> [Stated problem]: Leave the pictures out and quote every line from the start of the listing to the line with "0.0424, 0.0374, 0.037];", inclusive.

> [Material provided]:
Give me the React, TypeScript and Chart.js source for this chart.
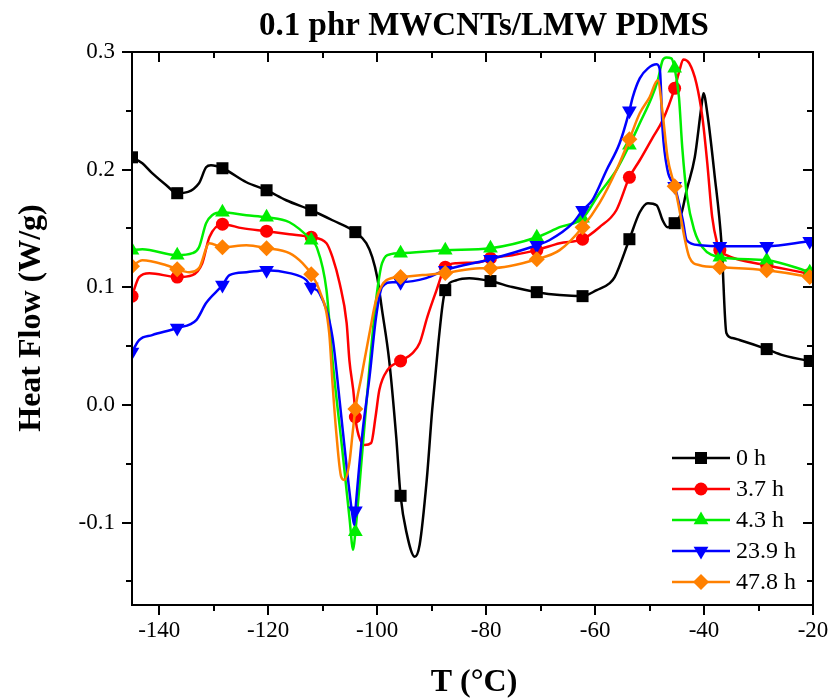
import React, { useEffect, useRef } from 'react';
import { Chart, registerables } from 'chart.js';

Chart.register(...registerables);

const TITLE = '0.1 phr MWCNTs/LMW PDMS';
const X_TITLE = 'T (°C)';
const Y_TITLE = 'Heat Flow (W/g)';

const X_MIN = -145;
const X_MAX = -20;
const Y_MIN = -0.17;
const Y_MAX = 0.3;
const X_TICKS = [-140, -120, -100, -80, -60, -40, -20];
const X_MINOR = [-130, -110, -90, -70, -50, -30];
const Y_TICKS = [-0.1, 0, 0.1, 0.2, 0.3];
const Y_MINOR = [-0.15, -0.05, 0.05, 0.15, 0.25];

const MARKER_T = [-145, -136.7, -128.4, -120.3, -112.1, -104, -95.7, -87.5, -79.2, -70.7, -62.3, -53.7, -45.4, -37.1, -28.5, -20.6];

const SERIES_LABELS = ['0 h', '3.7 h', '4.3 h', '23.9 h', '47.8 h'];
const SERIES_COLORS = ['#000000', '#ff0000', '#00ee00', '#0000ff', '#ff8000'];

const T_0 = [-145, -143.1, -141.3, -138.7, -136.7, -132.7, -131.4, -130.5, -128.4, -124.0, -120.3, -116.7, -112.1, -108.2, -104.0, -102.0, -100.9, -100.0, -99.1, -97.8, -96.5, -95.7, -94.6, -93.1, -92.2, -90.9, -89.9, -88.8, -88.0, -87.5, -85.4, -83.1, -79.2, -75.2, -70.7, -66.5, -62.3, -59.7, -57.3, -56.4, -53.7, -51.8, -50.3, -48.7, -47.6, -46.7, -45.4, -44.1, -43.2, -41.7, -40.5, -40.1, -39.4, -38.1, -36.8, -35.9, -34.8, -33.5, -28.5, -25.6, -20.6, -20];
const HF_0 = [0.2105, 0.2054, 0.197, 0.1868, 0.18, 0.1885, 0.202, 0.2037, 0.2012, 0.1893, 0.1825, 0.174, 0.1655, 0.157, 0.1469, 0.1375, 0.1256, 0.1087, 0.0806, 0.0382, -0.0272, -0.0772, -0.1087, -0.129, -0.1188, -0.0637, -0.0042, 0.0509, 0.0849, 0.0976, 0.1061, 0.1078, 0.1053, 0.1002, 0.0959, 0.0934, 0.0925, 0.0976, 0.1036, 0.1087, 0.1409, 0.1638, 0.1715, 0.1698, 0.157, 0.1511, 0.1545, 0.1638, 0.1825, 0.2105, 0.253, 0.2649, 0.2479, 0.1969, 0.1375, 0.0611, 0.0569, 0.0552, 0.0475, 0.0424, 0.0374, 0.037];

const T_37 = [-145, -143.7, -141.8, -136.7, -133.9, -132.1, -130.8, -128.4, -124.8, -120.3, -116.1, -112.1, -109.3, -108.2, -106.9, -105.6, -105.1, -104.2, -104.0, -103.3, -102.3, -101.1, -100.3, -99.6, -98.1, -95.7, -93.5, -92.2, -90.8, -89.1, -87.5, -85.4, -81.2, -79.2, -75.2, -70.7, -66.5, -62.3, -59.2, -56.1, -53.7, -51.8, -49.4, -47.6, -45.4, -44.5, -43.8, -42.7, -41.4, -40.3, -39.4, -38.5, -37.6, -37.1, -35.9, -28.5, -20.6, -20];
const HF_37 = [0.0925, 0.1087, 0.112, 0.1087, 0.1104, 0.1205, 0.1426, 0.1537, 0.1503, 0.1477, 0.1452, 0.1426, 0.1375, 0.1256, 0.1036, 0.0696, 0.0382, 0.0042, -0.0102, -0.0272, -0.034, -0.0323, -0.0102, 0.0127, 0.0297, 0.0374, 0.0441, 0.0526, 0.0747, 0.0976, 0.1171, 0.1205, 0.1214, 0.1248, 0.1273, 0.1316, 0.1375, 0.1409, 0.1511, 0.1655, 0.1935, 0.208, 0.2275, 0.2419, 0.2691, 0.2844, 0.2937, 0.2903, 0.2733, 0.2445, 0.2054, 0.1596, 0.1375, 0.1316, 0.1273, 0.1188, 0.1112, 0.1104];

const T_43 = [-145, -143.1, -136.7, -133.9, -132.7, -131.4, -130.3, -128.4, -124.0, -120.3, -116.1, -112.1, -111.1, -109.3, -108.2, -106.4, -105.1, -104.4, -104.0, -102.7, -101.4, -100.2, -99.1, -97.5, -95.7, -87.5, -79.2, -70.7, -66.5, -62.3, -59.2, -56.1, -53.7, -51.8, -49.6, -48.5, -47.6, -46.9, -46.0, -45.4, -44.6, -44.0, -43.1, -41.8, -40.3, -37.1, -28.5, -20.6, -20];
const HF_43 = [0.1316, 0.1324, 0.1273, 0.129, 0.1341, 0.1545, 0.1613, 0.1638, 0.1613, 0.1596, 0.1553, 0.1401, 0.1341, 0.0976, 0.0382, -0.0382, -0.0951, -0.1231, -0.1078, -0.0382, 0.0323, 0.0891, 0.1205, 0.1282, 0.129, 0.1316, 0.1333, 0.1426, 0.1511, 0.1587, 0.18, 0.1995, 0.2207, 0.2394, 0.2615, 0.2759, 0.2929, 0.2954, 0.2946, 0.2861, 0.2615, 0.219, 0.1766, 0.1486, 0.1341, 0.1256, 0.1231, 0.1129, 0.112];

const T_239 = [-145, -143.7, -141.3, -136.7, -133.2, -131.4, -128.4, -127.1, -124.0, -120.3, -116.1, -113.0, -112.1, -110.6, -108.2, -106.9, -105.6, -104.5, -104.2, -104.0, -102.7, -101.4, -100.2, -99.1, -97.2, -95.7, -91.0, -87.5, -79.2, -70.7, -68.4, -64.1, -62.3, -60.5, -57.9, -55.5, -53.7, -53.1, -51.8, -50.3, -48.7, -48.1, -47.6, -46.7, -45.4, -43.9, -43.2, -40.8, -37.1, -28.5, -20.6, -20];
const HF_239 = [0.045, 0.0552, 0.0594, 0.0654, 0.0722, 0.0866, 0.1019, 0.1104, 0.1129, 0.1146, 0.1121, 0.1061, 0.1002, 0.0951, 0.0577, 0.0042, -0.0526, -0.0951, -0.1019, -0.09, -0.0238, 0.0238, 0.0747, 0.1002, 0.1044, 0.1044, 0.1078, 0.1146, 0.1239, 0.1358, 0.14, 0.1545, 0.1655, 0.174, 0.1995, 0.2224, 0.25, 0.2615, 0.2776, 0.2861, 0.2895, 0.2844, 0.2334, 0.1995, 0.1859, 0.157, 0.14, 0.1358, 0.135, 0.135, 0.1392, 0.1395];

const T_478 = [-145, -143.1, -138.7, -136.7, -134.5, -132.7, -130.8, -128.4, -124.0, -120.3, -116.1, -113.7, -112.1, -110.6, -108.8, -108.2, -107.5, -106.6, -106.0, -105.1, -104.5, -104.0, -102.9, -101.4, -100.2, -98.3, -95.7, -91.7, -87.5, -81.2, -79.2, -70.7, -66.5, -62.3, -59.2, -56.1, -53.7, -51.8, -50.0, -48.5, -47.6, -46.7, -45.4, -44.5, -43.6, -42.7, -40.8, -37.1, -28.5, -20.6, -20];
const HF_478 = [0.118, 0.1231, 0.1188, 0.1154, 0.1129, 0.1163, 0.1375, 0.1341, 0.1358, 0.1333, 0.129, 0.1205, 0.1112, 0.0976, 0.0611, 0.0187, -0.0238, -0.0611, -0.0637, -0.0492, -0.0238, -0.0034, 0.0238, 0.0611, 0.0891, 0.1061, 0.1087, 0.1104, 0.1121, 0.1163, 0.1163, 0.1239, 0.1316, 0.1511, 0.1715, 0.1995, 0.2258, 0.2479, 0.2615, 0.2759, 0.2479, 0.2105, 0.1859, 0.1655, 0.1426, 0.1256, 0.1188, 0.1171, 0.1146, 0.1087, 0.108];

const SERIES_T = [T_0, T_37, T_43, T_239, T_478];
const SERIES_HF = [HF_0, HF_37, HF_43, HF_239, HF_478];
const SERIES_STYLE = ['rect', 'circle', 'triangle', 'triangle', 'rectRot'];
const SERIES_ROT = [0, 0, 0, 180, 0];
const SERIES_RADIUS = [8.5, 6.5, 8.5, 8.5, 8];

const SERIF = '"Liberation Serif", "Times New Roman", serif';

function drawMarker(ctx: CanvasRenderingContext2D, i: number, x: number, y: number) {
  ctx.save();
  ctx.fillStyle = SERIES_COLORS[i];
  ctx.beginPath();
  if (i === 0) {
    ctx.rect(x - 6, y - 6, 12, 12);
  } else if (i === 1) {
    ctx.arc(x, y, 6.5, 0, Math.PI * 2);
  } else if (i === 2) {
    ctx.moveTo(x, y - 8.5);
    ctx.lineTo(x + 7.4, y + 4.25);
    ctx.lineTo(x - 7.4, y + 4.25);
  } else if (i === 3) {
    ctx.moveTo(x, y + 8.5);
    ctx.lineTo(x + 7.4, y - 4.25);
    ctx.lineTo(x - 7.4, y - 4.25);
  } else {
    ctx.moveTo(x, y - 8);
    ctx.lineTo(x + 8, y);
    ctx.lineTo(x, y + 8);
    ctx.lineTo(x - 8, y);
  }
  ctx.closePath();
  ctx.fill();
  ctx.restore();
}

const framePlugin = {
  id: 'framePlugin',
  afterDatasetsDraw(chart: any) {
    const ctx = chart.ctx as CanvasRenderingContext2D;
    const { left, right, top, bottom } = chart.chartArea;
    const xs = chart.scales.x;
    const ys = chart.scales.y;
    ctx.save();
    ctx.strokeStyle = '#000';
    ctx.lineWidth = 2;
    ctx.strokeRect(left, top, right - left, bottom - top);
    ctx.beginPath();
    const tick = (vals: number[], len: number, horiz: boolean) => {
      vals.forEach((v) => {
        if (horiz) {
          const px = Math.round(xs.getPixelForValue(v));
          ctx.moveTo(px, bottom);
          ctx.lineTo(px, bottom + len);
          ctx.moveTo(px, top);
          ctx.lineTo(px, top + len);
        } else {
          const py = Math.round(ys.getPixelForValue(v));
          ctx.moveTo(left, py);
          ctx.lineTo(left - len, py);
          ctx.moveTo(right, py);
          ctx.lineTo(right - len, py);
        }
      });
    };
    tick(X_TICKS, 10, true);
    tick(X_MINOR, 6, true);
    tick(Y_TICKS, 10, false);
    tick(Y_MINOR, 6, false);
    ctx.stroke();
    ctx.restore();
  },
  afterDraw(chart: any) {
    const ctx = chart.ctx as CanvasRenderingContext2D;
    ctx.save();
    ctx.fillStyle = '#000';
    ctx.textAlign = 'center';
    ctx.textBaseline = 'middle';
    ctx.font = `bold 33px ${SERIF}`;
    ctx.fillText(TITLE, 484, 26);
    ctx.font = `bold 32px ${SERIF}`;
    ctx.fillText(X_TITLE, 474, 683);
    ctx.save();
    ctx.translate(32, 318);
    ctx.rotate(-Math.PI / 2);
    ctx.fillText(Y_TITLE, 0, 0);
    ctx.restore();

    // legend
    ctx.font = `24px ${SERIF}`;
    ctx.textAlign = 'left';
    SERIES_LABELS.forEach((lab, i) => {
      const y = 458 + i * 31;
      ctx.strokeStyle = SERIES_COLORS[i];
      ctx.lineWidth = 2.5;
      ctx.beginPath();
      ctx.moveTo(672, y);
      ctx.lineTo(730, y);
      ctx.stroke();
      drawMarker(ctx, i, 701, y);
      ctx.fillStyle = '#000';
      ctx.fillText(lab, 736, y + 1);
    });
    ctx.restore();
  },
};

export default function App() {
  const canvasRef = useRef<HTMLCanvasElement | null>(null);

  useEffect(() => {
    if (!canvasRef.current) return;
    const datasets = SERIES_LABELS.map((label, i) => ({
      label,
      data: SERIES_T[i].map((t, k) => ({ x: t, y: SERIES_HF[i][k] })),
      borderColor: SERIES_COLORS[i],
      backgroundColor: SERIES_COLORS[i],
      pointBackgroundColor: SERIES_COLORS[i],
      pointBorderColor: SERIES_COLORS[i],
      pointBorderWidth: 0,
      borderWidth: 2.5,
      pointStyle: SERIES_STYLE[i],
      rotation: SERIES_ROT[i],
      pointRotation: SERIES_ROT[i],
      pointRadius: (c: any) => (c.raw && MARKER_T.includes(c.raw.x) ? SERIES_RADIUS[i] : 0),
      pointHoverRadius: 0,
      cubicInterpolationMode: 'monotone' as const,
      fill: false,
      order: 5 - i,
    }));

    const chart = new Chart(canvasRef.current, {
      type: 'line',
      data: { datasets },
      options: {
        animation: false,
        responsive: false,
        maintainAspectRatio: false,
        events: [],
        layout: { padding: { left: 0, right: 18, top: 52, bottom: 0 } },
        plugins: {
          legend: { display: false },
          title: { display: false },
          tooltip: { enabled: false },
        },
        scales: {
          x: {
            type: 'linear',
            min: X_MIN,
            max: X_MAX,
            grid: { display: false, drawTicks: false },
            border: { display: false },
            afterBuildTicks: (s: any) => {
              s.ticks = X_TICKS.map((v) => ({ value: v }));
            },
            afterFit: (s: any) => {
              s.height = 95;
              s.paddingLeft = 0;
              s.paddingRight = 0;
            },
            ticks: {
              color: '#000',
              font: { family: SERIF, size: 23 },
              padding: 12,
              maxRotation: 0,
              autoSkip: false,
              callback: (v: any) => String(v),
            },
          },
          y: {
            type: 'linear',
            min: Y_MIN,
            max: Y_MAX,
            grid: { display: false, drawTicks: false },
            border: { display: false },
            afterBuildTicks: (s: any) => {
              s.ticks = Y_TICKS.map((v) => ({ value: v }));
            },
            afterFit: (s: any) => {
              s.width = 132;
              s.paddingTop = 0;
              s.paddingBottom = 0;
            },
            ticks: {
              color: '#000',
              font: { family: SERIF, size: 23 },
              padding: 17,
              autoSkip: false,
              callback: (v: any) => Number(v).toFixed(1),
            },
          },
        },
      },
      plugins: [framePlugin],
    });
    return () => chart.destroy();
  }, []);

  return (
    <div style={{ position: 'absolute', left: 0, top: 0, width: 831, height: 700, background: '#fff' }}>
      <canvas ref={canvasRef} width={831} height={700} />
    </div>
  );
}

> [The answer]:
Give me the React, TypeScript and Chart.js source for this chart.
import React, { useEffect, useRef } from 'react';
import { Chart, registerables } from 'chart.js';

Chart.register(...registerables);

const TITLE = '0.1 phr MWCNTs/LMW PDMS';
const X_TITLE = 'T (°C)';
const Y_TITLE = 'Heat Flow (W/g)';

const X_MIN = -145;
const X_MAX = -20;
const Y_MIN = -0.17;
const Y_MAX = 0.3;
const X_TICKS = [-140, -120, -100, -80, -60, -40, -20];
const X_MINOR = [-130, -110, -90, -70, -50, -30];
const Y_TICKS = [-0.1, 0, 0.1, 0.2, 0.3];
const Y_MINOR = [-0.15, -0.05, 0.05, 0.15, 0.25];

const MARKER_T = [-145, -136.7, -128.4, -120.3, -112.1, -104, -95.7, -87.5, -79.2, -70.7, -62.3, -53.7, -45.4, -37.1, -28.5, -20.6];

const SERIES_LABELS = ['0 h', '3.7 h', '4.3 h', '23.9 h', '47.8 h'];
const SERIES_COLORS = ['#000000', '#ff0000', '#00ee00', '#0000ff', '#ff8000'];

const T_0 = [-145, -143.1, -141.3, -138.7, -136.7, -132.7, -131.4, -130.5, -128.4, -124.0, -120.3, -116.7, -112.1, -108.2, -104.0, -102.0, -100.9, -100.0, -99.1, -97.8, -96.5, -95.7, -94.6, -93.1, -92.2, -90.9, -89.9, -88.8, -88.0, -87.5, -85.4, -83.1, -79.2, -75.2, -70.7, -66.5, -62.3, -59.7, -57.3, -56.4, -53.7, -51.8, -50.3, -48.7, -47.6, -46.7, -45.4, -44.1, -43.2, -41.7, -40.5, -40.1, -39.4, -38.1, -36.8, -35.9, -34.8, -33.5, -28.5, -25.6, -20.6, -20];
const HF_0 = [0.2105, 0.2054, 0.197, 0.1868, 0.18, 0.1885, 0.202, 0.2037, 0.2012, 0.1893, 0.1825, 0.174, 0.1655, 0.157, 0.1469, 0.1375, 0.1256, 0.1087, 0.0806, 0.0382, -0.0272, -0.0772, -0.1087, -0.129, -0.1188, -0.0637, -0.0042, 0.0509, 0.0849, 0.0976, 0.1061, 0.1078, 0.1053, 0.1002, 0.0959, 0.0934, 0.0925, 0.0976, 0.1036, 0.1087, 0.1409, 0.1638, 0.1715, 0.1698, 0.157, 0.1511, 0.1545, 0.1638, 0.1825, 0.2105, 0.253, 0.2649, 0.2479, 0.1969, 0.1375, 0.0611, 0.0569, 0.0552, 0.0475, 0.0424, 0.0374, 0.037];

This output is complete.